■ RECORDED DATA
***

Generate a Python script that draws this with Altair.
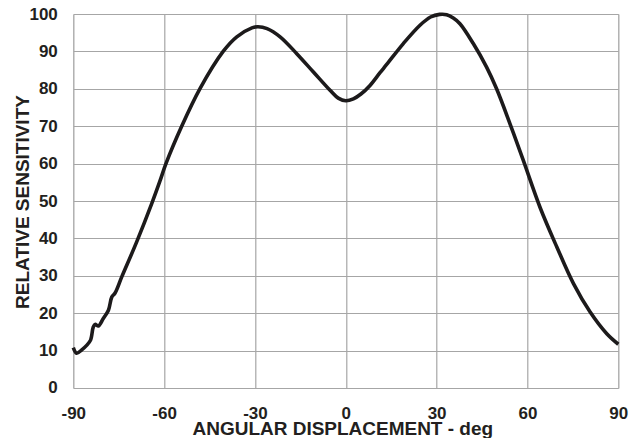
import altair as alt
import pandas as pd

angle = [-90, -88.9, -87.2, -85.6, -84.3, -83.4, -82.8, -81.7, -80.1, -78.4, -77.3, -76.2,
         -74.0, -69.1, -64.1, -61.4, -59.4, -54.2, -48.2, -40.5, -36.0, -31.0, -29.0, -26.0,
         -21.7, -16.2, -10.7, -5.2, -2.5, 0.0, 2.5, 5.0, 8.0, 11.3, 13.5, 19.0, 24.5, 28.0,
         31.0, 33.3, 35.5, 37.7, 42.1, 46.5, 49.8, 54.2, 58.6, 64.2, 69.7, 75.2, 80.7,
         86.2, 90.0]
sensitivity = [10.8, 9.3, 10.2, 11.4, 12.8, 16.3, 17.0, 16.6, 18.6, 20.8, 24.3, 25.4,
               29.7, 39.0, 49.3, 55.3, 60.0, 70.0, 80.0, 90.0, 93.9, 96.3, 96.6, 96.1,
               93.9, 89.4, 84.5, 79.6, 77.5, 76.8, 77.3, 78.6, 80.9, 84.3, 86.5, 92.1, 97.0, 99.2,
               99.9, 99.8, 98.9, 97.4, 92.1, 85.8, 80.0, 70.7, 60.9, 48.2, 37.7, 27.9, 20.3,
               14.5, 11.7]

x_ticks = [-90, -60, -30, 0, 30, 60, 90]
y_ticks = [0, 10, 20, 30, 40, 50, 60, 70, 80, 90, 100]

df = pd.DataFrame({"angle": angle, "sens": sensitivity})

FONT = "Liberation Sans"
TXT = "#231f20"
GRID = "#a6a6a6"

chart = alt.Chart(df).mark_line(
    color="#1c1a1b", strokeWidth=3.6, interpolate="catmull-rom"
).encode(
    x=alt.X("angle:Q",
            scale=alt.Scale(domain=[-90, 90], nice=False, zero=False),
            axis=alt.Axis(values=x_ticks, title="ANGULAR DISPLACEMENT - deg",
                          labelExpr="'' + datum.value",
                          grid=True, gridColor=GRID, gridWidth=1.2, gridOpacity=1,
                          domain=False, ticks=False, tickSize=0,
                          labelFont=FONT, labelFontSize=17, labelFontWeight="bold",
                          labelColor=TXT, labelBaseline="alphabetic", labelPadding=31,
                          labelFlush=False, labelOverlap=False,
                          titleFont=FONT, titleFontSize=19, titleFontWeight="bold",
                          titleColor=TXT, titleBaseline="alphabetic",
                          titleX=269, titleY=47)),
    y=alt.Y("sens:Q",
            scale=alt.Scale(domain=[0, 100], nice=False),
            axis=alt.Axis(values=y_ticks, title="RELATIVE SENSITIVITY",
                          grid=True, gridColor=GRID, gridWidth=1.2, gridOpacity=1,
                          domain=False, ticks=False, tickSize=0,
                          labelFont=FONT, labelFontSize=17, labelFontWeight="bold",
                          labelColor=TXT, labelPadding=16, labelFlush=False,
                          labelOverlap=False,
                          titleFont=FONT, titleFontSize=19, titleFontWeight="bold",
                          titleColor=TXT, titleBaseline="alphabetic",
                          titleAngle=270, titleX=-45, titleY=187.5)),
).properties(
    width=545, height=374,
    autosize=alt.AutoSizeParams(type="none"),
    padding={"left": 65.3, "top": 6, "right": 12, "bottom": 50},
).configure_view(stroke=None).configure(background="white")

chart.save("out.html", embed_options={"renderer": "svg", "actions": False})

***

■ OBJECTIVE
Leave out the pictures and retype every line above exactly.

■ COMPLETE OUTPUT
Generate a Python script that draws this with Altair.
import altair as alt
import pandas as pd

angle = [-90, -88.9, -87.2, -85.6, -84.3, -83.4, -82.8, -81.7, -80.1, -78.4, -77.3, -76.2,
         -74.0, -69.1, -64.1, -61.4, -59.4, -54.2, -48.2, -40.5, -36.0, -31.0, -29.0, -26.0,
         -21.7, -16.2, -10.7, -5.2, -2.5, 0.0, 2.5, 5.0, 8.0, 11.3, 13.5, 19.0, 24.5, 28.0,
         31.0, 33.3, 35.5, 37.7, 42.1, 46.5, 49.8, 54.2, 58.6, 64.2, 69.7, 75.2, 80.7,
         86.2, 90.0]
sensitivity = [10.8, 9.3, 10.2, 11.4, 12.8, 16.3, 17.0, 16.6, 18.6, 20.8, 24.3, 25.4,
               29.7, 39.0, 49.3, 55.3, 60.0, 70.0, 80.0, 90.0, 93.9, 96.3, 96.6, 96.1,
               93.9, 89.4, 84.5, 79.6, 77.5, 76.8, 77.3, 78.6, 80.9, 84.3, 86.5, 92.1, 97.0, 99.2,
               99.9, 99.8, 98.9, 97.4, 92.1, 85.8, 80.0, 70.7, 60.9, 48.2, 37.7, 27.9, 20.3,
               14.5, 11.7]

x_ticks = [-90, -60, -30, 0, 30, 60, 90]
y_ticks = [0, 10, 20, 30, 40, 50, 60, 70, 80, 90, 100]

df = pd.DataFrame({"angle": angle, "sens": sensitivity})

FONT = "Liberation Sans"
TXT = "#231f20"
GRID = "#a6a6a6"

chart = alt.Chart(df).mark_line(
    color="#1c1a1b", strokeWidth=3.6, interpolate="catmull-rom"
).encode(
    x=alt.X("angle:Q",
            scale=alt.Scale(domain=[-90, 90], nice=False, zero=False),
            axis=alt.Axis(values=x_ticks, title="ANGULAR DISPLACEMENT - deg",
                          labelExpr="'' + datum.value",
                          grid=True, gridColor=GRID, gridWidth=1.2, gridOpacity=1,
                          domain=False, ticks=False, tickSize=0,
                          labelFont=FONT, labelFontSize=17, labelFontWeight="bold",
                          labelColor=TXT, labelBaseline="alphabetic", labelPadding=31,
                          labelFlush=False, labelOverlap=False,
                          titleFont=FONT, titleFontSize=19, titleFontWeight="bold",
                          titleColor=TXT, titleBaseline="alphabetic",
                          titleX=269, titleY=47)),
    y=alt.Y("sens:Q",
            scale=alt.Scale(domain=[0, 100], nice=False),
            axis=alt.Axis(values=y_ticks, title="RELATIVE SENSITIVITY",
                          grid=True, gridColor=GRID, gridWidth=1.2, gridOpacity=1,
                          domain=False, ticks=False, tickSize=0,
                          labelFont=FONT, labelFontSize=17, labelFontWeight="bold",
                          labelColor=TXT, labelPadding=16, labelFlush=False,
                          labelOverlap=False,
                          titleFont=FONT, titleFontSize=19, titleFontWeight="bold",
                          titleColor=TXT, titleBaseline="alphabetic",
                          titleAngle=270, titleX=-45, titleY=187.5)),
).properties(
    width=545, height=374,
    autosize=alt.AutoSizeParams(type="none"),
    padding={"left": 65.3, "top": 6, "right": 12, "bottom": 50},
).configure_view(stroke=None).configure(background="white")

chart.save("out.html", embed_options={"renderer": "svg", "actions": False})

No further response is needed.